How to have leadership impact with less misery

by | Mar 20, 2013

We often hear from leaders and management of industry, natural resource management and similar bodies that the job can be a thankless one. You sometimes hear it too from their partners at home who are even more candid. The issues are tough, expectations high, hours long and the critics prolific. It is passion to make a difference that keeps them involved.

Here, I will share two ideas based on observation and experience as to how you can re-position to have more impact with less misery.

Firstly, stop trying to please everybody. It’s like an unwritten ground rule that these organisations attempt to solve every stakeholder’s burning issue. It’s a recipe for disaster and, deep down, members and stakeholders know that it’s not possible anyway. They know from personal experience that breaking through on an important issue takes focused effort over time. And even then, timing is everything.

Yet people like it when you accept that their issue is your focus – and it is good to be liked. This is how a culture of appeasement creeps in.

Here is the key insight – the more you seek to appease people, they more will demand of you and your organisation and the less they are likely to trust you. Instead, the pathway to being valued involves becoming effective as an organisation so that you can build respect. Note the order?

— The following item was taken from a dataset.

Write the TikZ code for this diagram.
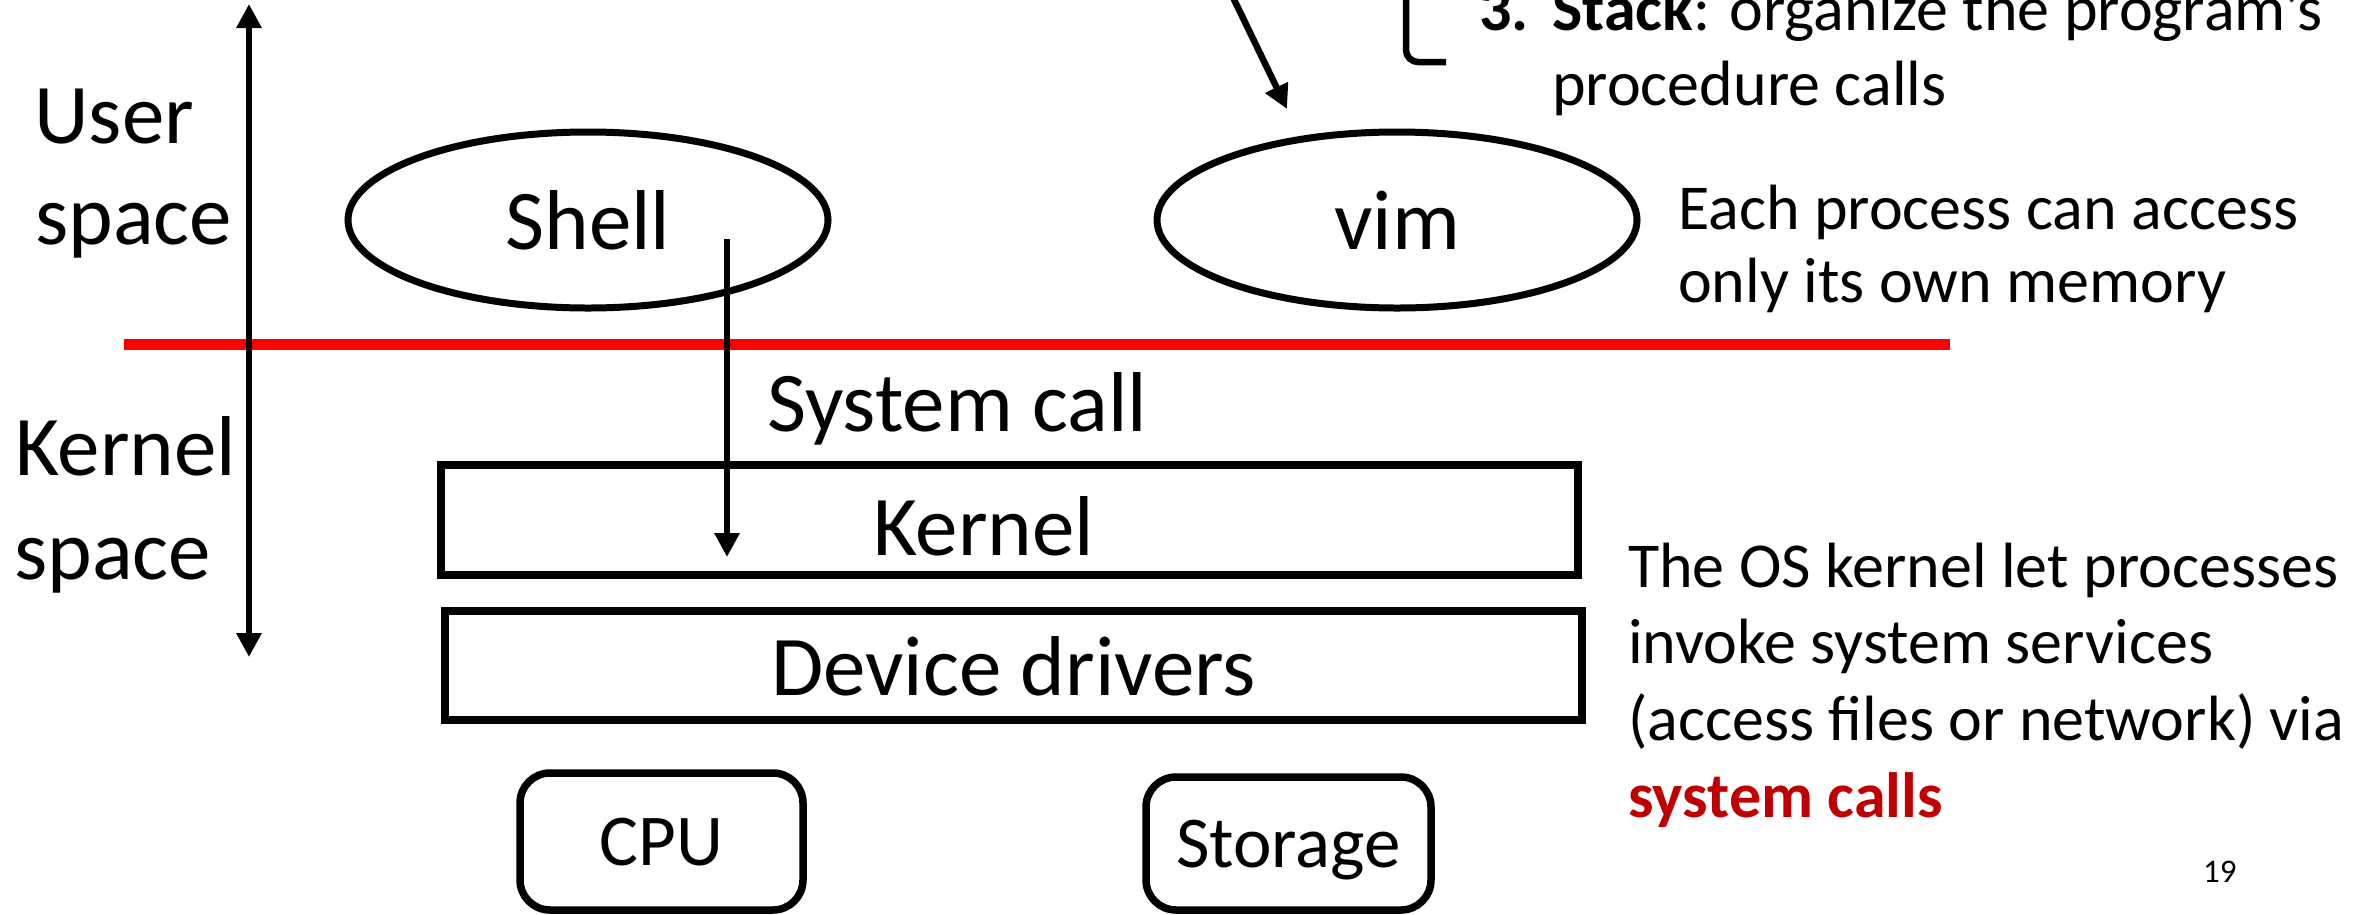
\documentclass[tikz,border=0pt]{standalone}
\usepackage{fontspec}
\setmainfont{Carlito}
\usetikzlibrary{arrows.meta,shapes.geometric}
\definecolor{sysred}{RGB}{192,0,0}
\definecolor{divider}{RGB}{255,0,0}
\tikzset{
  bigtext/.style={inner sep=0pt, font=\fontsize{85}{102}\selectfont},
  notetext/.style={inner sep=0pt, anchor=base west, font=\fontsize{64}{77}\selectfont},
  proc/.style={ellipse, draw, line width=7pt, inner sep=0pt,
    minimum width=480pt, minimum height=176pt, font=\fontsize{85}{102}\selectfont},
  layer/.style={rectangle, draw, line width=7.5pt, inner sep=0pt, text depth=0pt,
    font=\fontsize{85}{102}\selectfont},
  device/.style={rectangle, draw, line width=7.5pt, rounded corners=30pt, inner sep=0pt,
    text depth=0pt, font=\fontsize{73}{88}\selectfont},
  arrow/.style={line width=6.5pt, -{Triangle[length=24pt,width=24pt]}},
  twoway/.style={line width=6.5pt, {Triangle[length=24pt,width=24pt]}-{Triangle[length=24pt,width=24pt]}},
}
\begin{document}
\begin{tikzpicture}[x=1pt,y=-1pt]
\useasboundingbox (0,0) rectangle (2372,914);
\clip (0,0) rectangle (2372,914);

% user / kernel boundary
\coordinate (div-l) at (124,344);
\coordinate (div-r) at (1950,344);
\draw[divider, line width=11pt] (div-l) -- (div-r);

% privilege axis
\coordinate (axis-top) at (249,4);
\coordinate (axis-bot) at (249,657);
\draw[twoway] (axis-top) -- (axis-bot);

\node[bigtext, anchor=base west] (user-1) at (34,143) {User};
\node[bigtext, anchor=base west] (user-2) at (35,244) {space};
\node[bigtext, anchor=base west] (kern-1) at (15,475) {Kernel};
\node[bigtext, anchor=base west] (kern-2) at (14,579) {space};

% processes
\node[proc] (shell) at (588,220) {Shell};
\node[proc] (vim) at (1397,220) {vim};

% kernel layers
\node[layer, minimum width=1137pt, minimum height=110pt] (kernel) at (1009.5,520) {};
\node[bigtext, anchor=base west] (kernel-label) at (873,555) {Kernel};
\node[layer, minimum width=1137pt, minimum height=109pt] (drivers) at (1013.5,665.5) {Device drivers};

% hardware
\node[device, minimum width=283pt, minimum height=137pt] (cpu) at (661.5,841.5) {CPU};
\node[device, minimum width=285pt, minimum height=133pt] (storage) at (1288.5,843.5) {Storage};

% system call from the shell into the kernel
\coordinate (sc-from) at (727,239);
\coordinate (sc-to) at (727,557);
\draw[arrow] (sc-from) -- (sc-to);
\node[bigtext, anchor=base west] (syscall) at (767,431) {System call};

% stack note pointing at the process
\coordinate (stack-from) at (1227,-15);
\coordinate (stack-to) at (1287,109);
\draw[arrow] (stack-from) -- (stack-to);
\draw[line width=6.5pt, rounded corners=12pt] (1406,-10) -- (1406,62) -- (1446,62);
\node[notetext] (stack-1) at (1479,30) {\makebox[73pt][l]{\bfseries 3.}\textbf{Stack}: organize the program’s};
\node[notetext] (stack-2) at (1552,105) {procedure calls};

% notes
\node[notetext] (iso-1) at (1678,229) {Each process can access};
\node[notetext] (iso-2) at (1678,302) {only its own memory};

\node[notetext] (os-1) at (1628,587) {The OS kernel let processes};
\node[notetext] (os-2) at (1628,663) {invoke system services};
\node[notetext] (os-3) at (1628,740) {(access files or network) via};
\node[notetext, text=sysred, font=\fontsize{64}{77}\selectfont\bfseries] (os-4) at (1628,817) {system calls};

\node[inner sep=0pt, anchor=base west, font=\fontsize{33}{40}\selectfont] (page) at (2203,882) {19};
\end{tikzpicture}
\end{document}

It may seem counterintuitive, but becoming a highly effective industry or environmental body involves risking unpopularity with some. It helps if you remember that a small portion of any population exists to criticise and will thrive on negativity (look no further than the internet trolls).

Thus, the mindset to adopt is that there will always be critics if you take no action or if you take any action. Such a mindset opens the door for leading an agenda you strongly believe will make a meaningful difference for key stakeholders. By placing emphasis on doing the right things, you choose effectiveness over popularity and leadership over being reactive.

All this involves setting priorities, making informed decisions and communicating ten times more than you thought necessary. And yes, there will be critics, but in a climate of constant uncertainty and disruption, informed stakeholders are more likely to value and engage with organisations that focus efforts on selected outcomes instead of diluting efforts in search of popularity.

This brings me to the second point. Stop doing stuff. The usual pattern when plans and targets are changed is for the new imperatives to be added and all the old ones remain. It is a particular curse for staff in government, but people in most organisations have suffered the ‘adding on’ of work without any ‘subtraction’. All too often, even herculean productivity gains can’t fill that gap.

The consequence is that the organisation can’t deliver external outcomes because it is spread thinly internally. Thus, stakeholder expectations rise while staff motivation falls until it reaches a tipping point – usually in the form of leadership changes and/or a forced restructure.

In summary, the ultimate source of much of the misery of hard working and passionate leaders and management is that their organisation tries too hard to appease stakeholders.

Avoiding misery and maximising impact means choosing to focus on selected priorities where your organisation is uniquely positioned to add value for its key stakeholders. And then stop doing all the other stuff. If you keep doing this and embed it in the organisations’ culture, over time, you will be positioned to get more results, be more valued and have more quality time at home.